Targa in bronzo ad Amburgo con ringraziamento dei profughi vietnamiti. Foto di Emma7stern (via Wikimedia)
Esiste, scrivono gli autori del report, «una connessione tra i reati (di solidarietà, ndr) e il declassamento delle missioni umanitarie nel Mediterraneo». La lotta agli attivisti, quindi, coincide con la fine di Mare Nostrum, unico esempio in cui un’istituzione europea – la Marina militare italiana – si è presa carico in toto dei salvataggi in mare per volere del governo. Da allora l’attività umanitaria è stata condotta solo da organizzazioni non governative, che quest’estate sono venute allo scontro con il ministero dell’Interno italiano.

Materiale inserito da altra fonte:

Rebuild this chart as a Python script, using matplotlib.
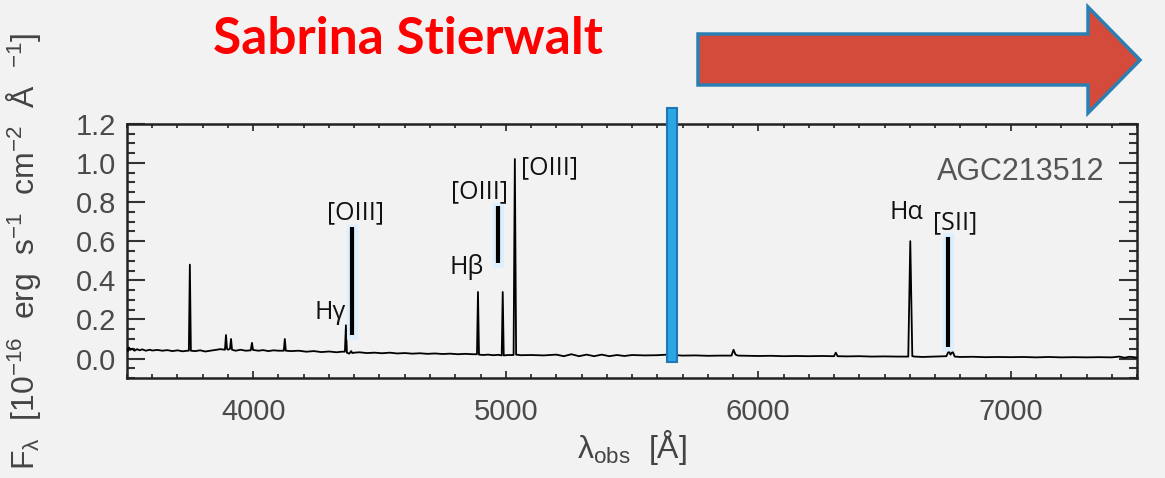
import matplotlib
matplotlib.use("Agg")
import matplotlib.pyplot as plt
from matplotlib.patches import Polygon, Rectangle
from matplotlib.ticker import MultipleLocator

plt.rcParams["mathtext.default"] = "regular"

wave = [3500, 3504, 3508, 3512, 3520, 3530, 3540, 3550, 3560, 3575, 3590, 3600, 3620,
        3640, 3660, 3680, 3700, 3720, 3740, 3745, 3749, 3753, 3770, 3790, 3810, 3830,
        3850, 3870, 3888, 3892, 3896, 3900, 3908, 3912, 3916, 3930, 3950, 3970, 3990,
        3995, 3999, 4020, 4040, 4060, 4080, 4100, 4121, 4125, 4129, 4150, 4180, 4210,
        4240, 4270, 4300, 4330, 4350, 4363, 4367, 4371, 4380, 4388, 4392, 4400, 4420,
        4450, 4480, 4510, 4540, 4570, 4600, 4630, 4660, 4690, 4720, 4750, 4780, 4810,
        4840, 4870, 4886, 4890, 4894, 4910, 4930, 4950, 4970, 4984, 4988, 4992, 5010,
        5031, 5036, 5041, 5060, 5100, 5150, 5200, 5230, 5260, 5290, 5320, 5350, 5380,
        5410, 5440, 5470, 5500, 5550, 5600, 5640, 5700, 5750, 5800, 5850, 5894, 5902,
        5910, 5920, 5970, 6000, 6050, 6100, 6150, 6200, 6250, 6300, 6307, 6314, 6350,
        6400, 6450, 6500, 6550, 6594, 6602, 6610, 6620, 6650, 6700, 6745, 6755, 6761,
        6770, 6778, 6800, 6850, 6900, 6950, 7000, 7050, 7100, 7150, 7200, 7250, 7300,
        7350, 7400, 7430, 7450, 7470, 7500]
flux = [0.050, 0.038, 0.056, 0.044, 0.050, 0.040, 0.048, 0.042, 0.047, 0.040, 0.045, 0.041, 0.044,
        0.040, 0.043, 0.038, 0.042, 0.037, 0.040, 0.040, 0.480, 0.040, 0.038, 0.042, 0.036, 0.040,
        0.044, 0.048, 0.045, 0.120, 0.050, 0.045, 0.050, 0.100, 0.045, 0.040, 0.045, 0.040, 0.042,
        0.080, 0.044, 0.040, 0.043, 0.038, 0.042, 0.040, 0.040, 0.100, 0.040, 0.038, 0.040, 0.035,
        0.038, 0.033, 0.036, 0.032, 0.035, 0.035, 0.170, 0.030, 0.025, 0.038, 0.028, 0.030, 0.032,
        0.028, 0.030, 0.027, 0.030, 0.026, 0.028, 0.025, 0.027, 0.024, 0.026, 0.023, 0.025, 0.022,
        0.024, 0.022, 0.022, 0.340, 0.020, 0.018, 0.020, 0.017, 0.019, 0.016, 0.340, 0.016, 0.018,
        0.018, 1.020, 0.020, 0.017, 0.018, 0.016, 0.020, 0.012, 0.022, 0.012, 0.020, 0.012, 0.020,
        0.012, 0.018, 0.013, 0.018, 0.016, 0.017, 0.020, 0.015, 0.016, 0.014, 0.015, 0.015, 0.045,
        0.020, 0.015, 0.014, 0.013, 0.014, 0.012, 0.013, 0.012, 0.013, 0.012, 0.030, 0.012, 0.011,
        0.012, 0.010, 0.011, 0.010, 0.010, 0.600, 0.012, 0.010, 0.008, 0.010, 0.012, 0.040, 0.020,
        0.035, 0.010, 0.008, 0.009, 0.007, 0.008, 0.007, 0.008, 0.006, 0.008, 0.006, 0.007, 0.006,
        0.007, 0.006, 0.010, 0.004, 0.009, 0.005]

# line labels: text, x, y, alignment
labels = ["[OIII]", "H\u03b3", "[OIII]", "H\u03b2", "[OIII]", "H\u03b1", "[SII]"]
label_x = [4403, 4368, 4897, 4846, 5062, 6588, 6778]
label_y = [0.744, 0.236, 0.851, 0.467, 0.974, 0.749, 0.692]
label_ha = ["center", "right", "center", "center", "left", "center", "center"]

# thick marker bars: wavelength, bottom, top
bar_x = [4391, 4969, 6751]
bar_lo = [0.12, 0.49, 0.06]
bar_hi = [0.67, 0.78, 0.62]

bg = "#f2f2f2"
fig = plt.figure(figsize=(11.65, 4.78), dpi=100, facecolor=bg)
ax = fig.add_axes([0.109, 0.209, 0.867, 0.532], facecolor=bg)

ax.plot(wave, flux, color="black", lw=1.3, zorder=3)

for x, lo, hi in zip(bar_x, bar_lo, bar_hi):
    ax.plot([x, x], [lo - 0.02, hi + 0.02], color="#dcefff", lw=8, solid_capstyle="butt", zorder=4)
    ax.plot([x, x], [lo, hi], color="black", lw=3, solid_capstyle="butt", zorder=5)

for t, x, y, ha in zip(labels, label_x, label_y, label_ha):
    ax.text(x, y, t, ha=ha, va="center", fontsize=18, family="Open Sans", color="#111111", zorder=6)

ax.text(7372, 0.954, "AGC213512", ha="right", va="center", fontsize=22,
        family="Liberation Sans", color="#555555")

ax.set_xlim(3500, 7500)
ax.set_ylim(-0.1, 1.2)
ax.xaxis.set_major_locator(MultipleLocator(1000))
ax.xaxis.set_minor_locator(MultipleLocator(100))
ax.yaxis.set_major_locator(MultipleLocator(0.2))
ax.yaxis.set_minor_locator(MultipleLocator(0.05))
ax.tick_params(axis="both", which="both", direction="in", top=True, right=True,
               colors="#333333", labelcolor="#4a4a4a", labelsize=21)
ax.tick_params(axis="y", which="major", length=13, width=1.5, pad=8)
ax.tick_params(axis="y", which="minor", length=6, width=1.5)
ax.tick_params(axis="x", which="major", length=5, width=1.3, pad=14)
ax.tick_params(axis="x", which="minor", length=3, width=1.3)
ax.set_yticks([0.0, 0.2, 0.4, 0.6, 0.8, 1.0, 1.2])
ax.set_yticklabels(["0.0", "0.2", "0.4", "0.6", "0.8", "1.0", "1.2"])
for lab in ax.get_xticklabels() + ax.get_yticklabels():
    lab.set_family("Liberation Sans")
for s in ax.spines.values():
    s.set_linewidth(1.8)
    s.set_color("#222222")

ax.set_xlabel("\u03bb$_{obs}$  [\u00c5]", fontsize=23, color="#444444", labelpad=2,
              family="Liberation Sans")
ax.set_ylabel("F$_\u03bb$  [10$^{-16}$  erg  s$^{-1}$  cm$^{-2}$  \u00c5  $^{-1}$]",
              fontsize=23, color="#444444", labelpad=10, family="Liberation Sans")
ax.yaxis.set_label_coords(-0.083, 0.5)

# blue marker bar across the plot
ax.add_patch(Rectangle((5638, -0.02), 40, 1.30, facecolor="#2aa6e2", edgecolor="#1d78b4",
                       lw=1.5, clip_on=False, zorder=7))

# red arrow at the top, in figure pixels
W, H = 1165, 478
arrow_px = [(698, 34), (1088, 34), (1088, 7), (1140, 60), (1088, 113), (1088, 85), (698, 85)]
fig.patches.append(Polygon([(x / W, 1 - y / H) for x, y in arrow_px], closed=True,
                           facecolor="#d44b3b", edgecolor="#2b7fb2", lw=2.5,
                           transform=fig.transFigure, figure=fig))

fig.text(408 / W, 1 - 40 / H, "Sabrina Stierwalt", ha="center", va="center", fontsize=37,
         fontweight="bold", family="Lato", color="#ff0000")

fig.savefig("out.png", dpi=100, facecolor=bg)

Salvataggi in mare: le indagini sulle ong
Il report ricorda poi la storia delle procure italiane e delle loro indagini nei confronti delle ong che salvano i migranti. Il primo caso riguarda la Cap Anamur, ong tedesca che nel 2004 ha recuperato in mare con una delle sue navi 37 migranti, facendoli sbarcare successivamente in Italia dopo una lunga negoziazione tra Italia e Germania per chi se ne dovesse prendere carico. L’imbarcazione è stata immediatamente posta sotto sequestro. Il processo è finito solo nel 2009, con una piena assoluzione dell’equipaggio e dei vertici dell’ong.
Stessa sorte è toccata a due capitani tunisini, che nel 2007 hanno portato a Lampedusa 44 migranti salvati in alto mare. Anche per loro, c’è stato il sequestro delle imbarcazioni, evento che ha creato un disincentivo ai salvataggi in mare, notano gli autori del report.

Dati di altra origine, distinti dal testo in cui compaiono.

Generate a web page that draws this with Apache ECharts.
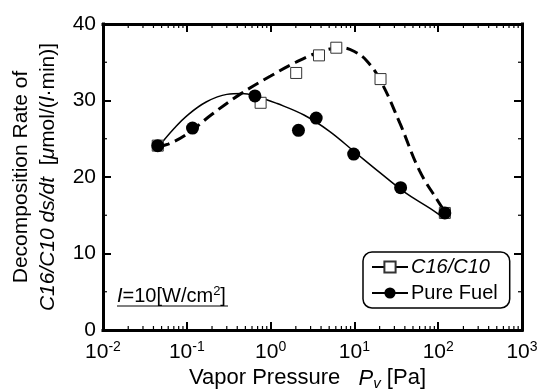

Foto: IOM/Francesco Malavolta 2014
Ma è quest’estate che si è consumato lo scontro più aspro, conclusosi con la firma del codice di condotta delle ong e con il sequestro prima della nave Iuventa della ong Jugend Rettet e poi persino della nave Von Hestia, sulla quale operava Save the children. L’accusa: cooperare con i trafficanti.
Centri per migranti sempre più chiusi
Un ultimo capitolo sull’Italia lo cura Simon McMahon, ricercatore del Centre for Trust, Peace and Social Relations dell’università di Coventry. Lo studioso sottolinea il tentativo delle istituzioni italiani di rendere difficoltoso l’accesso ai luoghi dove ci si occupa dei migranti. Specialmente i Cie. Ricorda la campagna LasciateCIEntrare, che dal 2011 invoca il diritto di poter entrare nei Centri di identificazione ed espulsione e che oggi si muove anche per fare entrare giornalisti e ricercatori negli hotspot. In nome della “securizzazione” dei luoghi dei migranti.
Così, per ricostruire le storie di chi passa dai centri, si è costretti ad andare ai margini, scrive McMahon, in chiese, moschee, centri occupati, dove l’accoglienza è libera dai vincoli di quella istituzionale.
«La securizzazione del sistema di accoglienza e la criminalizzazione del sostegno ai rifugiati e i migranti – scrive McMahon – sono due facce della stessa medaglia, con implicazioni significative per la ricerca. Entrambi tengono gli osservatori indipendenti fuori dai luoghi dove, dopo l’arrivo, i rifugiati e i migranti vengono controllati e schedati. Creano incertezza e preoccupazione tra i ricercatori e rifugiati e migranti allo stesso modo».